Maren Höver, Milan Klöwer, Christian Schroeder de Witt, Hannah M Christensen

Abstract:

Machine learning-based weather prediction is revolutionizing weather forecasting by learning from present-day climate. However, generalization to other climates remains a major challenge. With melting sea ice, land-use change and increasing ocean temperatures, boundary conditions are changing. Therefore, generalization in time will likely only be possible if generalization in space is also given. The physics of the atmosphere is invariant in space, and as such, a model should demonstrate the same to accurately represent the real world.Here, we present three test cases to evaluate whether machine learning-based weather and climate models generalize spatially and apply them to multiple AI weather models.
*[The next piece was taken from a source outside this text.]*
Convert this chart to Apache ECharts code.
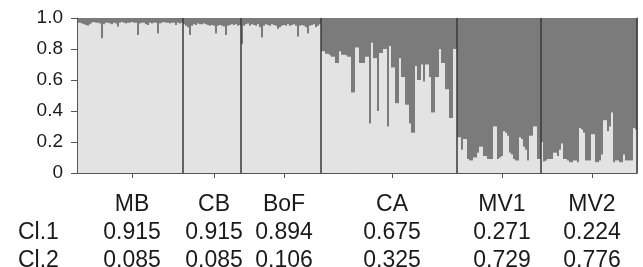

The tests consist of reversing the entirety of the input data and boundary conditions in latitude (Test 1), reversing them in longitude (Test 2), as well as rotating them by 180˚ in longitude (Test 3), while keeping all aspects of the simulation physically consistent. For a deterministic model that generalizes in space, each of these test cases yields the same predictions as the baseline case, only subject to a rounding error. With these test cases, we investigate whether data-driven models hardcode representations of spatial relationships in the training data into their latent space. We show that currently, both fully data-driven and hybrid general circulation models do not pass these tests, instead performing poorly with unphysical results. This implies that they have likely not learned underlying atmospheric physics principles, but instead local spatial relationships statistically dependent on geographical location. This calls into question the ability of such models to simulate a changing regional climate. As such, we propose that machine learning-based climate models be evaluated using our spatial tests during model development to reduce overfitting on present-day regional climate.